Living Leaves Traces
Furniture rarely stays pristine for long. A surface catches light differently after years of use. Edges soften where hands return again and again. Small marks appear—not from neglect, but from living. These changes are often labeled as wear, yet they are closer to evidence. Evidence that a piece has been present for real days, real routines, and real moments.
In a well-lived home, signs of use are not failures. They are the quiet result of furniture doing what it was meant to do—supporting life without asking for constant care or protection.
Not All Wear Is the Same
What makes the difference is not whether furniture changes over time, but how it changes.
Some materials resist use only by demanding attention. They scratch easily, stain quickly, or require careful handling that interrupts daily rhythm. Over time, this fragility creates distance. Furniture becomes something to avoid rather than rely on. In contrast, materials designed for daily tolerance accept use without protest. Wood-look surfaces that resist minor scratches. Finishes that clean easily without special treatment. Textures that age evenly instead of revealing every moment of contact.
These materials do not try to freeze time. They move with it.
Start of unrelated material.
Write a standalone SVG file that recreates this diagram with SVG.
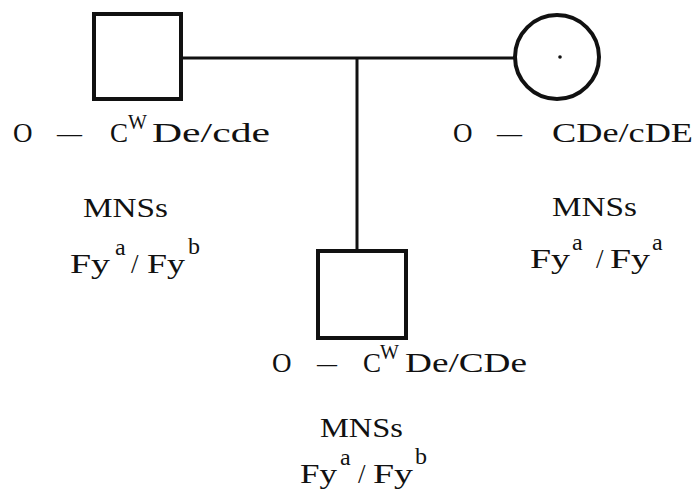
<svg xmlns="http://www.w3.org/2000/svg" width="699" height="502" viewBox="0 0 699 502">
<style>
text{font-family:"Liberation Serif","DejaVu Serif",serif;font-size:27px;fill:#111}
.sup{font-size:24px}
.w{font-size:20px}
.sym{fill:none;stroke:#111;stroke-width:4}
.con{fill:none;stroke:#111;stroke-width:3}
</style>
<rect width="699" height="502" fill="#fff"/>
<g id="connectors">
<line class="con" x1="181" y1="58" x2="514" y2="58"/>
<line class="con" x1="357" y1="58" x2="357" y2="251"/>
</g>
<g id="father">
<rect class="sym" x="94" y="14" width="87" height="85"/>
<text x="13" y="142">O</text>
<text x="57" y="142" textLength="25" lengthAdjust="spacingAndGlyphs">—</text>
<text x="110" y="142">C</text>
<text class="w" x="128" y="129">W</text>
<text x="152" y="142" textLength="118" lengthAdjust="spacingAndGlyphs">De/cde</text>
<text x="83" y="217" textLength="85" lengthAdjust="spacingAndGlyphs">MNSs</text>
<text x="70" y="273" textLength="40" lengthAdjust="spacingAndGlyphs">Fy</text>
<text class="sup" x="115" y="255">a</text>
<text x="131" y="273">/</text>
<text x="147" y="273" textLength="38" lengthAdjust="spacingAndGlyphs">Fy</text>
<text class="sup" x="188" y="254">b</text>
</g>
<g id="mother">
<circle class="sym" cx="557" cy="57" r="42"/>
<circle cx="560" cy="57" r="1.8" fill="#111"/>
<text x="453" y="142">O</text>
<text x="497" y="142" textLength="25" lengthAdjust="spacingAndGlyphs">—</text>
<text x="552" y="142" textLength="141" lengthAdjust="spacingAndGlyphs">CDe/cDE</text>
<text x="552" y="216" textLength="85" lengthAdjust="spacingAndGlyphs">MNSs</text>
<text x="530" y="268" textLength="40" lengthAdjust="spacingAndGlyphs">Fy</text>
<text class="sup" x="572" y="250">a</text>
<text x="596" y="268">/</text>
<text x="610" y="268" textLength="40" lengthAdjust="spacingAndGlyphs">Fy</text>
<text class="sup" x="652" y="250">a</text>
</g>
<g id="child">
<rect class="sym" x="318" y="251" width="88" height="87" stroke-width="5"/>
<text x="272" y="372">O</text>
<text x="317" y="372" textLength="20" lengthAdjust="spacingAndGlyphs">—</text>
<text x="363" y="372">C</text>
<text class="w" x="380" y="359">W</text>
<text x="405" y="372" textLength="122" lengthAdjust="spacingAndGlyphs">De/CDe</text>
<text x="320" y="437" textLength="83" lengthAdjust="spacingAndGlyphs">MNSs</text>
<text x="300" y="483" textLength="37" lengthAdjust="spacingAndGlyphs">Fy</text>
<text class="sup" x="340" y="465">a</text>
<text x="358" y="483">/</text>
<text x="373" y="483" textLength="40" lengthAdjust="spacingAndGlyphs">Fy</text>
<text class="sup" x="415" y="464">b</text>
</g>
</svg>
When Furniture Stops Asking for Care
When furniture is built to accept wear naturally, it becomes less precious and more personal. A tabletop can hold a morning mug without hesitation. A shelf supports books that are taken down and returned, not arranged once and left untouched. The surface remains steady, even as its appearance slowly evolves.
Low maintenance plays an important role here. Furniture that tolerates daily life does not demand rituals to stay presentable. A simple wipe is enough. Dusting does not feel like repair. Cleaning becomes part of routine rather than a reminder of vulnerability. This ease allows furniture to remain in use, not in preservation.
Time as a Quiet Companion
As time passes, the relationship with furniture deepens. The piece feels familiar. Its weight, texture, and stability become known. Minor changes no longer feel like damage, but like continuity. The furniture does not weaken as it ages; it settles. It becomes easier to live with because it has already lived with you.
In this way, wear becomes a form of alignment. When furniture is designed to endure daily use, time does not diminish it—it completes it. What remains is not perfection, but something better: reliability shaped by experience.
A home filled with furniture that ages well does not look untouched. It looks grounded. Calm. Lived-in without feeling worn down. And in that balance, furniture finds its truest purpose—not to stay new, but to stay useful, steady, and quietly present as life continues around it.